• Task details:
Output the full listing below exactly as it reads, and skip anything that is a picture.

* START *

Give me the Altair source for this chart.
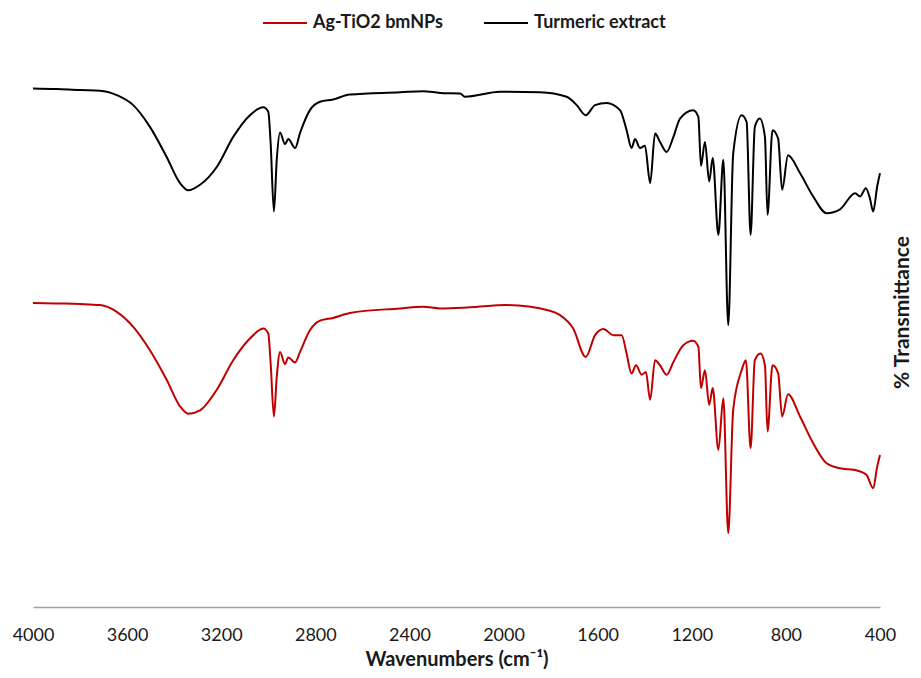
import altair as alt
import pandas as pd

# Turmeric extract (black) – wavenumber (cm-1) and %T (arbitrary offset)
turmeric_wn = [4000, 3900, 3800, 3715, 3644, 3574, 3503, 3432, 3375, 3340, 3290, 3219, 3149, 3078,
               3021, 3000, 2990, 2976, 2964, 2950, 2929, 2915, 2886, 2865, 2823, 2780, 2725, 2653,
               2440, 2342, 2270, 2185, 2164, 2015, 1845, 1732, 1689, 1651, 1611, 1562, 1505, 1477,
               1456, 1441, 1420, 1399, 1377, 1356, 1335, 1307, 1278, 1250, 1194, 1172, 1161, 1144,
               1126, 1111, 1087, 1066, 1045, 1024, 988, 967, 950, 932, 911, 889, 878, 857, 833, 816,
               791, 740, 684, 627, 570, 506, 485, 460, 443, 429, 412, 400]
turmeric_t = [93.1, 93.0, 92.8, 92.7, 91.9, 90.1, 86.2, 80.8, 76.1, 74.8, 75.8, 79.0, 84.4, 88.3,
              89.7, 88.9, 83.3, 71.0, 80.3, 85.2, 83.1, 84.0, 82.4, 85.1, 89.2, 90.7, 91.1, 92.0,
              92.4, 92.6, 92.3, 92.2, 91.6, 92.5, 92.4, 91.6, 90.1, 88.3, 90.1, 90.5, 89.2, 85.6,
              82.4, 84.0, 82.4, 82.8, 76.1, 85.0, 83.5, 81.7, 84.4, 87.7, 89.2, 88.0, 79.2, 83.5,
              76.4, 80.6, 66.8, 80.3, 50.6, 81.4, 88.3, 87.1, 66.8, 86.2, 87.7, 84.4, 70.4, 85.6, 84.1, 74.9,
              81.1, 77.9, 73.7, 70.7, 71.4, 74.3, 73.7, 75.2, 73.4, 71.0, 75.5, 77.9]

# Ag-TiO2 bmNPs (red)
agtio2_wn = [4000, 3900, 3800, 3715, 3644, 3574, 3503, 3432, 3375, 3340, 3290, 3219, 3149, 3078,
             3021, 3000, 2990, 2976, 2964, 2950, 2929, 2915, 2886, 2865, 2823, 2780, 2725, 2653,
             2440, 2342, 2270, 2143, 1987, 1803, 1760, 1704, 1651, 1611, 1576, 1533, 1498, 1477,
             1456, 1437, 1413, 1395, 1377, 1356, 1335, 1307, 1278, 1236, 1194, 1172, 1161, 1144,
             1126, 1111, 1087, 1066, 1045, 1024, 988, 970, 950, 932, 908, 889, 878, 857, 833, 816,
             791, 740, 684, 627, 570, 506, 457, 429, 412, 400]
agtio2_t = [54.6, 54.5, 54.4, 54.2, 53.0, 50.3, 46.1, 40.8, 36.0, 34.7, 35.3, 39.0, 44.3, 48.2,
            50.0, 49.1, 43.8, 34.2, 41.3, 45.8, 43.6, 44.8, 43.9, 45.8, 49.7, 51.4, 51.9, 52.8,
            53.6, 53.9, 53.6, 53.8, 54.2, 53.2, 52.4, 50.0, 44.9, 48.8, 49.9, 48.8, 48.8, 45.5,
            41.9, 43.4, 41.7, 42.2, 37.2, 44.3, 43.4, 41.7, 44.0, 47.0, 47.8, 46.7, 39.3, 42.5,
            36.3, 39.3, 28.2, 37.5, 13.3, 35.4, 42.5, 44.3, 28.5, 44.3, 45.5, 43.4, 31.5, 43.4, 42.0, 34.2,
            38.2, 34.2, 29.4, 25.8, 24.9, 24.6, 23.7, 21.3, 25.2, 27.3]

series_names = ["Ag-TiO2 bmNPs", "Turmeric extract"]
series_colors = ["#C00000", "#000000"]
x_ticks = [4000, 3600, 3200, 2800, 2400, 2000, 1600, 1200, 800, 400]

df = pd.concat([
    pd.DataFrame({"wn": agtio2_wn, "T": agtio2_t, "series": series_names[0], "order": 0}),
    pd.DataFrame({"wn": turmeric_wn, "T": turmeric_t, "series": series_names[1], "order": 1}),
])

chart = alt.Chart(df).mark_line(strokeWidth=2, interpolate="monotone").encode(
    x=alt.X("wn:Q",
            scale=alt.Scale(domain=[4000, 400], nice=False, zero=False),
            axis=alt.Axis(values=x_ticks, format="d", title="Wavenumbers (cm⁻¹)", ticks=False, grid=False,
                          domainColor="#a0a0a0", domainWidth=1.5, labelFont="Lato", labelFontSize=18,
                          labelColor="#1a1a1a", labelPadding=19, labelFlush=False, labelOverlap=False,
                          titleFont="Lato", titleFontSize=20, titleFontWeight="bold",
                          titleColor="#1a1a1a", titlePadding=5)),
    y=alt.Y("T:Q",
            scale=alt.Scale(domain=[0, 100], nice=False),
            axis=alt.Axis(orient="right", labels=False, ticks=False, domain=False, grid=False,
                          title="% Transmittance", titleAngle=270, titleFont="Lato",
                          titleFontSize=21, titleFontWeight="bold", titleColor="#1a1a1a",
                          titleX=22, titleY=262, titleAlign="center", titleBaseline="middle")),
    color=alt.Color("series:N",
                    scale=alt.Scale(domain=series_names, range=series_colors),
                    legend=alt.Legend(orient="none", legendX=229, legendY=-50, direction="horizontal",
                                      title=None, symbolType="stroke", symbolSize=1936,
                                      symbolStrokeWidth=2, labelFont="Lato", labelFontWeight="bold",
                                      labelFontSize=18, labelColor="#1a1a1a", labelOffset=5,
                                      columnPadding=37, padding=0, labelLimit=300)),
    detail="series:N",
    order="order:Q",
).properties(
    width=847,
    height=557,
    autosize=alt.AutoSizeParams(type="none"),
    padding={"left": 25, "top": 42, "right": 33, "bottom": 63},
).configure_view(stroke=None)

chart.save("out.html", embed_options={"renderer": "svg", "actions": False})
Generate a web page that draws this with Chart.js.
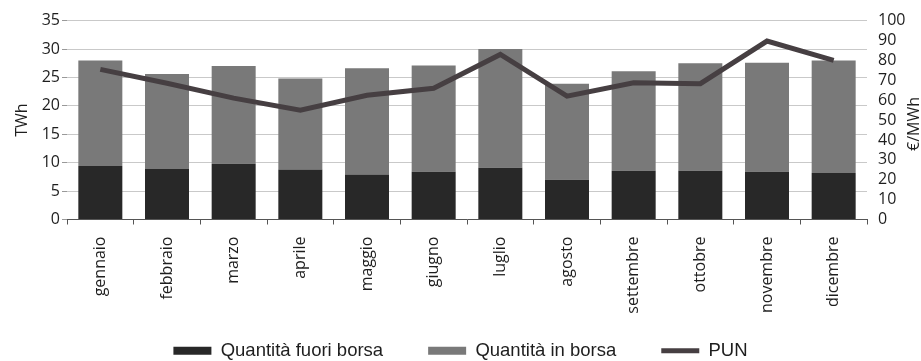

* END *

• Solution:
Give me the Altair source for this chart.
import altair as alt
import pandas as pd

# Turmeric extract (black) – wavenumber (cm-1) and %T (arbitrary offset)
turmeric_wn = [4000, 3900, 3800, 3715, 3644, 3574, 3503, 3432, 3375, 3340, 3290, 3219, 3149, 3078,
               3021, 3000, 2990, 2976, 2964, 2950, 2929, 2915, 2886, 2865, 2823, 2780, 2725, 2653,
               2440, 2342, 2270, 2185, 2164, 2015, 1845, 1732, 1689, 1651, 1611, 1562, 1505, 1477,
               1456, 1441, 1420, 1399, 1377, 1356, 1335, 1307, 1278, 1250, 1194, 1172, 1161, 1144,
               1126, 1111, 1087, 1066, 1045, 1024, 988, 967, 950, 932, 911, 889, 878, 857, 833, 816,
               791, 740, 684, 627, 570, 506, 485, 460, 443, 429, 412, 400]
turmeric_t = [93.1, 93.0, 92.8, 92.7, 91.9, 90.1, 86.2, 80.8, 76.1, 74.8, 75.8, 79.0, 84.4, 88.3,
              89.7, 88.9, 83.3, 71.0, 80.3, 85.2, 83.1, 84.0, 82.4, 85.1, 89.2, 90.7, 91.1, 92.0,
              92.4, 92.6, 92.3, 92.2, 91.6, 92.5, 92.4, 91.6, 90.1, 88.3, 90.1, 90.5, 89.2, 85.6,
              82.4, 84.0, 82.4, 82.8, 76.1, 85.0, 83.5, 81.7, 84.4, 87.7, 89.2, 88.0, 79.2, 83.5,
              76.4, 80.6, 66.8, 80.3, 50.6, 81.4, 88.3, 87.1, 66.8, 86.2, 87.7, 84.4, 70.4, 85.6, 84.1, 74.9,
              81.1, 77.9, 73.7, 70.7, 71.4, 74.3, 73.7, 75.2, 73.4, 71.0, 75.5, 77.9]

# Ag-TiO2 bmNPs (red)
agtio2_wn = [4000, 3900, 3800, 3715, 3644, 3574, 3503, 3432, 3375, 3340, 3290, 3219, 3149, 3078,
             3021, 3000, 2990, 2976, 2964, 2950, 2929, 2915, 2886, 2865, 2823, 2780, 2725, 2653,
             2440, 2342, 2270, 2143, 1987, 1803, 1760, 1704, 1651, 1611, 1576, 1533, 1498, 1477,
             1456, 1437, 1413, 1395, 1377, 1356, 1335, 1307, 1278, 1236, 1194, 1172, 1161, 1144,
             1126, 1111, 1087, 1066, 1045, 1024, 988, 970, 950, 932, 908, 889, 878, 857, 833, 816,
             791, 740, 684, 627, 570, 506, 457, 429, 412, 400]
agtio2_t = [54.6, 54.5, 54.4, 54.2, 53.0, 50.3, 46.1, 40.8, 36.0, 34.7, 35.3, 39.0, 44.3, 48.2,
            50.0, 49.1, 43.8, 34.2, 41.3, 45.8, 43.6, 44.8, 43.9, 45.8, 49.7, 51.4, 51.9, 52.8,
            53.6, 53.9, 53.6, 53.8, 54.2, 53.2, 52.4, 50.0, 44.9, 48.8, 49.9, 48.8, 48.8, 45.5,
            41.9, 43.4, 41.7, 42.2, 37.2, 44.3, 43.4, 41.7, 44.0, 47.0, 47.8, 46.7, 39.3, 42.5,
            36.3, 39.3, 28.2, 37.5, 13.3, 35.4, 42.5, 44.3, 28.5, 44.3, 45.5, 43.4, 31.5, 43.4, 42.0, 34.2,
            38.2, 34.2, 29.4, 25.8, 24.9, 24.6, 23.7, 21.3, 25.2, 27.3]

series_names = ["Ag-TiO2 bmNPs", "Turmeric extract"]
series_colors = ["#C00000", "#000000"]
x_ticks = [4000, 3600, 3200, 2800, 2400, 2000, 1600, 1200, 800, 400]

df = pd.concat([
    pd.DataFrame({"wn": agtio2_wn, "T": agtio2_t, "series": series_names[0], "order": 0}),
    pd.DataFrame({"wn": turmeric_wn, "T": turmeric_t, "series": series_names[1], "order": 1}),
])

chart = alt.Chart(df).mark_line(strokeWidth=2, interpolate="monotone").encode(
    x=alt.X("wn:Q",
            scale=alt.Scale(domain=[4000, 400], nice=False, zero=False),
            axis=alt.Axis(values=x_ticks, format="d", title="Wavenumbers (cm⁻¹)", ticks=False, grid=False,
                          domainColor="#a0a0a0", domainWidth=1.5, labelFont="Lato", labelFontSize=18,
                          labelColor="#1a1a1a", labelPadding=19, labelFlush=False, labelOverlap=False,
                          titleFont="Lato", titleFontSize=20, titleFontWeight="bold",
                          titleColor="#1a1a1a", titlePadding=5)),
    y=alt.Y("T:Q",
            scale=alt.Scale(domain=[0, 100], nice=False),
            axis=alt.Axis(orient="right", labels=False, ticks=False, domain=False, grid=False,
                          title="% Transmittance", titleAngle=270, titleFont="Lato",
                          titleFontSize=21, titleFontWeight="bold", titleColor="#1a1a1a",
                          titleX=22, titleY=262, titleAlign="center", titleBaseline="middle")),
    color=alt.Color("series:N",
                    scale=alt.Scale(domain=series_names, range=series_colors),
                    legend=alt.Legend(orient="none", legendX=229, legendY=-50, direction="horizontal",
                                      title=None, symbolType="stroke", symbolSize=1936,
                                      symbolStrokeWidth=2, labelFont="Lato", labelFontWeight="bold",
                                      labelFontSize=18, labelColor="#1a1a1a", labelOffset=5,
                                      columnPadding=37, padding=0, labelLimit=300)),
    detail="series:N",
    order="order:Q",
).properties(
    width=847,
    height=557,
    autosize=alt.AutoSizeParams(type="none"),
    padding={"left": 25, "top": 42, "right": 33, "bottom": 63},
).configure_view(stroke=None)

chart.save("out.html", embed_options={"renderer": "svg", "actions": False})
Generate a web page that draws this with Chart.js.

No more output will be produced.